AFRICA'S payment ecosystem has long been defined by accessibility. In many markets, millions of people operated outside the formal banking system, relying on cash or informal transfers to move money.

Out of this gap emerged one of the continent's most striking financial shifts: the rapid rise of mobile-enabled wallets and fintech platforms that gave people a way to transact securely, even without a traditional bank account.

Necessity was the primary driver of this innovation and African banks played a central role in scaling and securing these new channels.

The effect was transformative. Low-value domestic transactions and remittance flows once slow, costly, and unreliable could now move quickly across platforms designed for the way African economies actually function.

By embedding these flows into formal systems, banks and their partners helped expand financial access, draw liquidity into regulated channels, and demonstrate that Africa could pioneer solutions where traditional models had failed to reach.

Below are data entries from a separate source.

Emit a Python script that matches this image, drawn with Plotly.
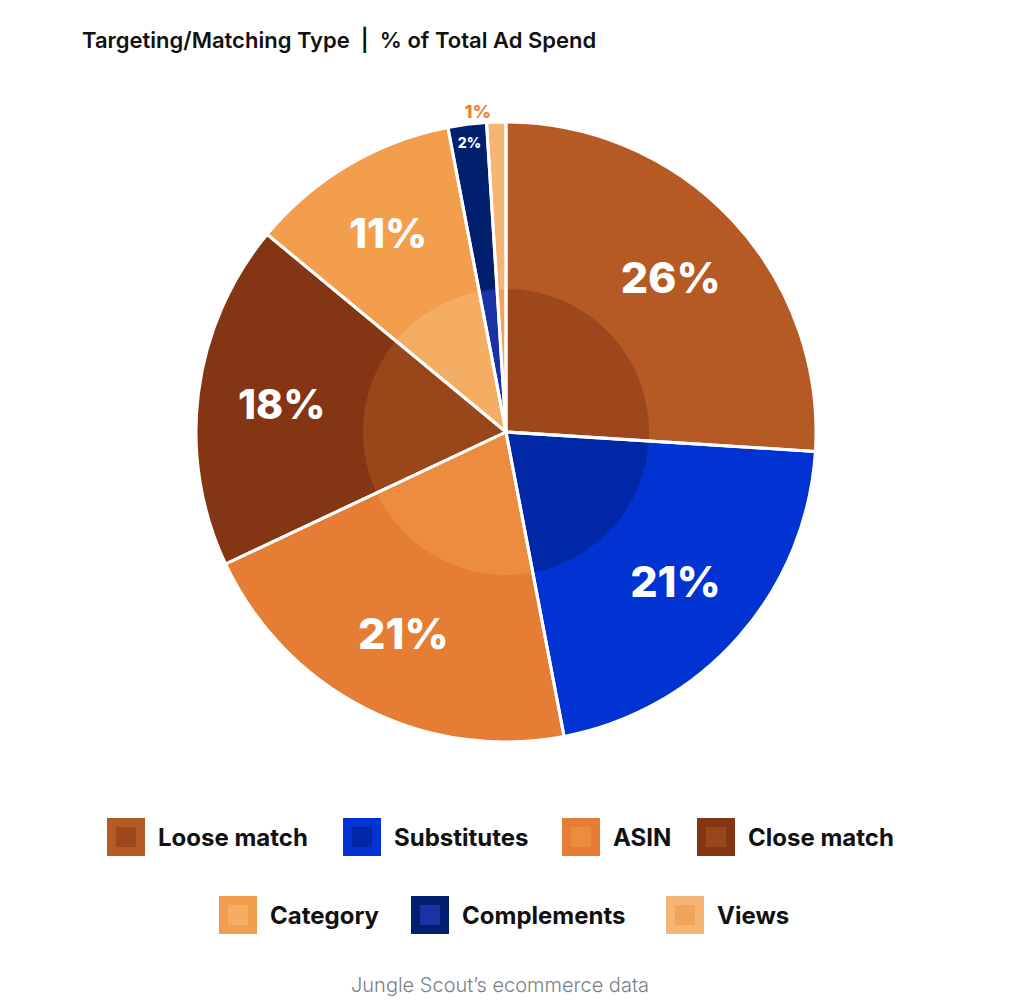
"""Targeting/Matching Type | % of Total Ad Spend — pie chart (Plotly HTML)."""

import plotly.graph_objects as go

W, H = 1024, 1007

# ──────────────────── Данные ────────────────────

labels = ["Loose match", "Substitutes", "ASIN", "Close match",
          "Category", "Complements", "Views"]
values = [26, 21, 21, 18, 11, 2, 1]
text_labels = ["26%", "21%", "21%", "18%", "11%", "2%", "1%"]

colors = ["#B55A25", "#0033D1", "#E57D34", "#843614",
          "#F29E4D", "#001F6C", "#F5B574"]
inner_colors = ["#9C481C", "#0027A6", "#EC8C3E", "#98461A",
                "#F4AE64", "#1A32A3", "#F0A458"]

title_text = "Targeting/Matching Type  |  % of Total Ad Spend"
source_text = "Jungle Scout’s ecommerce data"

# ──────────────────── Геометрия (пиксели окна) ────────────────────

CX, CY = 506, 432        # центр круга
R_OUT, R_IN = 310, 142   # внешний радиус и радиус внутреннего «блика»
FONT = "Inter"

# квадратики легенды: (индекс метки, левый край, y центра)
LEGEND_LAYOUT = [
    (0, 107, 837), (1, 343, 837), (2, 562, 837), (3, 697, 837),
    (4, 219, 915), (5, 411, 915), (6, 666, 915),
]
SQ, SQ_IN = 38, 20


def px(x: float) -> float:
    return x / W


def py(y: float) -> float:
    return 1 - y / H


def _domain(r: float) -> dict:
    return dict(x=[px(CX - r), px(CX + r)], y=[py(CY + r), py(CY - r)])


fig = go.Figure()

# внешнее кольцо с подписями
fig.add_trace(go.Pie(
    labels=labels, values=values, text=text_labels,
    textinfo="text", sort=False, direction="clockwise", rotation=0,
    hole=R_IN / R_OUT,
    domain=_domain(R_OUT),
    marker=dict(colors=colors, line=dict(width=0)),
    textposition=["inside"] * 6 + ["outside"],
    insidetextorientation="horizontal",
    textfont=dict(family=FONT, color="white", weight=800,
                  size=[43, 43, 43, 41, 41, 14, 18]),
    outsidetextfont=dict(family=FONT, color="#E8823A", weight=800, size=18),
    hoverinfo="label+percent",
    showlegend=False,
))

# внутренний круг другого оттенка
fig.add_trace(go.Pie(
    labels=labels, values=values,
    textinfo="none", sort=False, direction="clockwise", rotation=0,
    domain=_domain(R_IN + 1),
    marker=dict(colors=inner_colors, line=dict(width=0)),
    hoverinfo="skip",
    showlegend=False,
))

# белые разделители поверх обоих слоёв
fig.add_trace(go.Pie(
    labels=labels, values=values,
    textinfo="none", sort=False, direction="clockwise", rotation=0,
    domain=_domain(R_OUT),
    marker=dict(colors=["rgba(0,0,0,0)"] * len(values),
                line=dict(color="white", width=3)),
    hoverinfo="skip",
    showlegend=False,
))

# ──────────────────── Легенда ────────────────────

shapes = []
annotations = []
for idx, x0, yc in LEGEND_LAYOUT:
    shapes.append(dict(
        type="rect", xref="paper", yref="paper",
        x0=px(x0), x1=px(x0 + SQ), y0=py(yc + SQ / 2), y1=py(yc - SQ / 2),
        fillcolor=colors[idx], line=dict(width=0),
    ))
    d = (SQ - SQ_IN) / 2
    shapes.append(dict(
        type="rect", xref="paper", yref="paper",
        x0=px(x0 + d), x1=px(x0 + d + SQ_IN),
        y0=py(yc + SQ_IN / 2), y1=py(yc - SQ_IN / 2),
        fillcolor=inner_colors[idx], line=dict(width=0),
    ))
    annotations.append(dict(
        text=labels[idx], xref="paper", yref="paper",
        x=px(x0 + SQ + 11), y=py(yc), xanchor="left", yanchor="middle",
        showarrow=False,
        font=dict(family=FONT, size=24, color="#111111", weight=700),
    ))

annotations.append(dict(
    text=title_text, xref="paper", yref="paper",
    x=px(80), y=py(39), xanchor="left", yanchor="middle", showarrow=False,
    font=dict(family=FONT, size=22, color="#111111", weight=600),
))
annotations.append(dict(
    text=source_text, xref="paper", yref="paper",
    x=px(500), y=py(985), xanchor="center", yanchor="middle", showarrow=False,
    font=dict(family=FONT, size=20, color="#7B8088", weight=300),
))

fig.update_layout(
    width=W, height=H,
    margin=dict(l=0, r=0, t=0, b=0),
    paper_bgcolor="white",
    plot_bgcolor="white",
    shapes=shapes,
    annotations=annotations,
)

# убираем стандартный отступ body, чтобы фигура встала в угол окна
fig.write_html(
    "out.html",
    config={"displayModeBar": False},
    post_script="document.body.style.margin='0';",
)
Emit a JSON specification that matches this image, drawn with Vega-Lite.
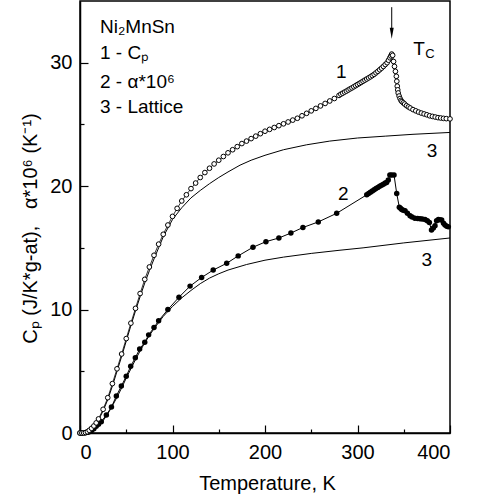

This was, in many ways, the first phase of Africa's payments transformation: a demonstration that when solutions are built for local conditions, adoption follows at scale.

That lesson is even more critical for the next phase.

The challenge today is more about integration than inclusion enabling cross-border and higher-value flows that underpin trade, infrastructure, and investment.

Here, too, Africa cannot depend on frameworks designed elsewhere.

As global correspondent banks recede, it is African institutions that are stepping forward to provide the networks, the credit, and the regulatory alignment to keep capital moving. Just as they helped reimagine everyday payments, African banks are now central to shaping the systems that will determine the continent's financial future.